Paperback tree-ware for your bookshelf:
The Service Revolver and How to Use It by Charles D. Tracy (Paperback) - Lulu

Peace favor your sword,
Kirk


----------



## lklawson (Jan 11, 2018)

I have a favor to ask.

If you downloaded this book and like it, I'd sure appreciate a 5 star review.  This helps others interested in the topic to find, and decide to download, this book.  If you bought the tree-ware, I'd ask the same.  Please give it a review.  For that matter, if you downloaded any other of the free content from my Lulu site, please give it a 5-Star review.  I'd really appreciate it!  

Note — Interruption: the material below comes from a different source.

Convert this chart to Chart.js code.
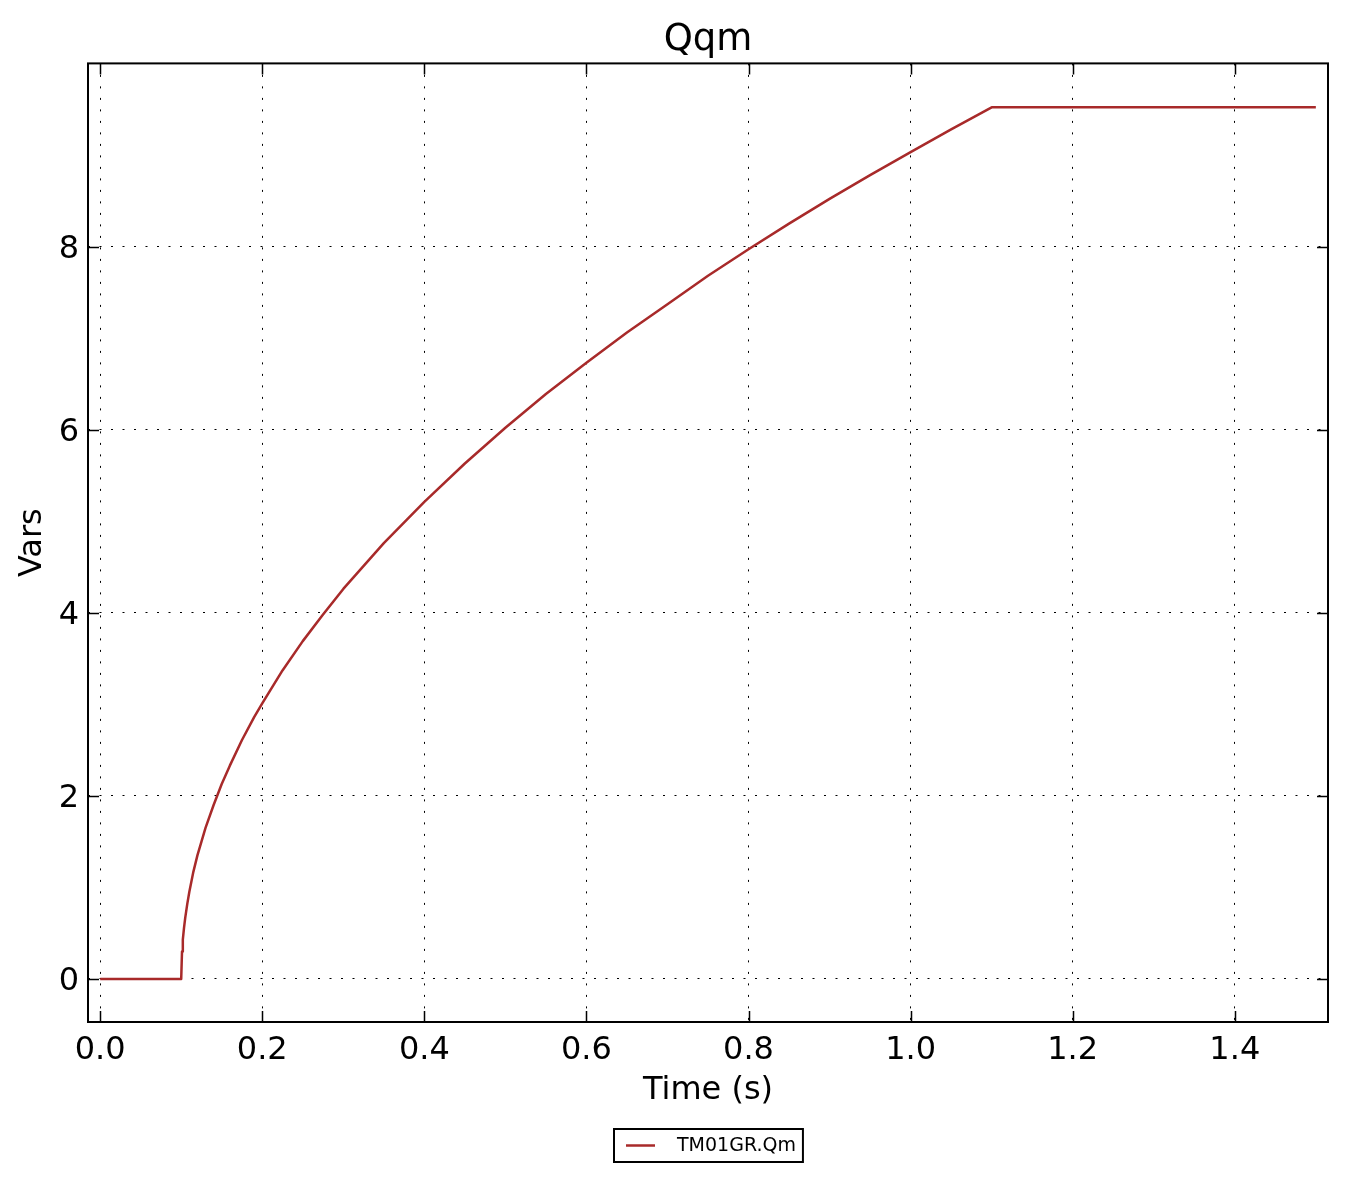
<!DOCTYPE html>
<html>
<head>
<meta charset="utf-8">
<title>Qqm</title>
<script src="https://cdn.jsdelivr.net/npm/chart.js@4.4.1/dist/chart.umd.min.js"></script>
<style>
  html, body { margin: 0; padding: 0; background: #fff; }
  #wrap { width: 1347px; height: 1182px; }
</style>
</head>
<body>
<div id="wrap"><canvas id="qqmChart"></canvas></div>
<script>
'use strict'

// values
const timeS = [0, 0.1, 0.101, 0.102, 0.1035, 0.105, 0.1075, 0.11, 0.115, 0.12, 0.125, 0.13, 0.14, 0.15, 0.16, 0.175, 0.19, 0.2, 0.225, 0.25, 0.275, 0.3, 0.35, 0.4, 0.45, 0.5, 0.55, 0.6, 0.65, 0.7, 0.75, 0.8, 0.85, 0.9, 0.95, 1.0, 1.05, 1.1, 1.5]
const qm = [0, 0, 0.3, 0.43, 0.56, 0.67, 0.82, 0.95, 1.17, 1.35, 1.5, 1.65, 1.9, 2.13, 2.33, 2.61, 2.86, 3.01, 3.37, 3.69, 3.98, 4.26, 4.76, 5.21, 5.63, 6.02, 6.39, 6.73, 7.06, 7.37, 7.68, 7.97, 8.25, 8.52, 8.78, 9.03, 9.28, 9.52, 9.52]
const xTicks = [0, 0.2, 0.4, 0.6, 0.8, 1.0, 1.2, 1.4]
const yTicks = [0, 2, 4, 6, 8]
const seriesName = 'TM01GR.Qm'

const FONT = 'DejaVu Sans'
const lineColor = '#a82a2a'

function tickFont(size) {
  return { family: FONT, size: size, weight: 'normal' }
}

// frame, inward ticks and the boxed legend under the axis title
const frameAndLegend = {
  id: 'frameAndLegend',
  afterLayout(chart) {
    // centre the title over the plot area, not the whole canvas
    if (chart.titleBlock) {
      chart.titleBlock.left = chart.chartArea.left
      chart.titleBlock.right = chart.chartArea.right
    }
  },
  afterDraw(chart) {
    const { ctx, chartArea } = chart
    const { left, right, top, bottom } = chartArea
    const xs = chart.scales.x
    const ys = chart.scales.y
    const tl = 11

    ctx.save()
    ctx.strokeStyle = '#000'
    ctx.lineWidth = 1.5
    ctx.beginPath()
    xTicks.forEach(v => {
      const px = Math.round(xs.getPixelForValue(v)) + 0.5
      ctx.moveTo(px, bottom); ctx.lineTo(px, bottom - tl)
      ctx.moveTo(px, top); ctx.lineTo(px, top + tl)
    })
    yTicks.forEach(v => {
      const py = Math.round(ys.getPixelForValue(v)) + 0.5
      ctx.moveTo(left, py); ctx.lineTo(left + tl, py)
      ctx.moveTo(right, py); ctx.lineTo(right - tl, py)
    })
    ctx.stroke()

    ctx.lineWidth = 2
    ctx.strokeRect(left, top, right - left, bottom - top)

    // legend
    ctx.font = '19px "' + FONT + '"'
    const textW = ctx.measureText(seriesName).width
    const boxW = 12 + 29 + 22 + textW + 7
    const boxH = 33
    const bx = Math.round((left + right) / 2 - boxW / 2)
    const by = Math.round(bottom + 107)
    ctx.fillStyle = '#fff'
    ctx.fillRect(bx, by, boxW, boxH)
    ctx.strokeRect(bx, by, boxW, boxH)
    const cy = by + boxH / 2
    ctx.strokeStyle = lineColor
    ctx.lineWidth = 2.5
    ctx.beginPath()
    ctx.moveTo(bx + 12, cy); ctx.lineTo(bx + 41, cy)
    ctx.stroke()
    ctx.fillStyle = '#000'
    ctx.textBaseline = 'middle'
    ctx.textAlign = 'left'
    ctx.fillText(seriesName, bx + 63, cy + 1)
    ctx.restore()
  }
}

const ctx = document.getElementById('qqmChart').getContext('2d')
const qqmChart = new Chart(ctx, {
  type: 'line',
  data: {
    datasets: [{
      label: seriesName,
      data: timeS.map((t, i) => ({ x: t, y: qm[i] })),
      borderColor: lineColor,
      backgroundColor: lineColor,
      borderWidth: 2.5,
      borderJoinStyle: 'round',
      pointRadius: 0,
      tension: 0,
      fill: false
    }]
  },
  options: {
    responsive: true,
    maintainAspectRatio: false,
    animation: false,
    layout: { padding: { left: 0, right: 19, top: 0, bottom: 55 } },
    plugins: {
      legend: { display: false },
      tooltip: { enabled: false },
      title: {
        display: true,
        text: 'Qqm',
        color: '#000',
        font: tickFont(37),
        padding: { top: 18, bottom: 1 }
      }
    },
    scales: {
      x: {
        type: 'linear',
        min: -0.015,
        max: 1.515,
        afterBuildTicks: s => { s.ticks = xTicks.map(v => ({ value: v })) },
        afterFit: s => { s.height = 105 },
        ticks: {
          callback: v => v.toFixed(1),
          color: '#000',
          font: tickFont(32),
          padding: 9,
          maxRotation: 0
        },
        grid: { color: '#000', lineWidth: 1, drawTicks: false },
        border: { display: false, dash: [2, 9.5] },
        title: {
          display: true,
          text: 'Time (s)',
          color: '#000',
          font: tickFont(32),
          padding: { top: 0, bottom: 17 }
        }
      },
      y: {
        min: -0.47,
        max: 10,
        afterBuildTicks: s => { s.ticks = yTicks.map(v => ({ value: v })) },
        afterFit: s => { s.width = 88 },
        ticks: {
          callback: v => String(v),
          color: '#000',
          font: tickFont(32),
          padding: 9,
          labelOffset: 3
        },
        grid: { color: '#000', lineWidth: 1, drawTicks: false },
        border: { display: false, dash: [2, 9.5] },
        title: {
          display: true,
          text: 'Vars',
          color: '#000',
          font: tickFont(32),
          padding: { top: 13, bottom: 0 }
        }
      }
    }
  },
  plugins: [frameAndLegend]
})
</script>
</body>
</html>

Here's the link to review The Service Revolver and How to Use It:
The Service Revolver and How to Use It by Charles D. Tracy (eBook) - Lulu

Thanks!

Peace favor your sword,
Kirk


----------



## lklawson (Feb 27, 2018)

Karl Rehn of KR Training reviews the manual:

Book Review – The Service Revolver and How to Use It (C.D. Tracy, 1917)

Peace favor your sword,
Kirk


----------



## Tez3 (Feb 27, 2018)

King's Own Royal Regiment Museum


----------



## lklawson (Feb 27, 2018)

Tez3 said:


> King's Own Royal Regiment Museum


Good call.  That was his first book.  It is significantly shorter with a lot less information and less detailed information.  It really cuts down to the bare bones.

I contacted KO last year and paid for digital photos when I found out they had that book in their inventory.   Cornell Publications has a physical reprint of Revolver Shooting in War.  The text seems to be all there but the photos are not good quality.  Usable, but just barely.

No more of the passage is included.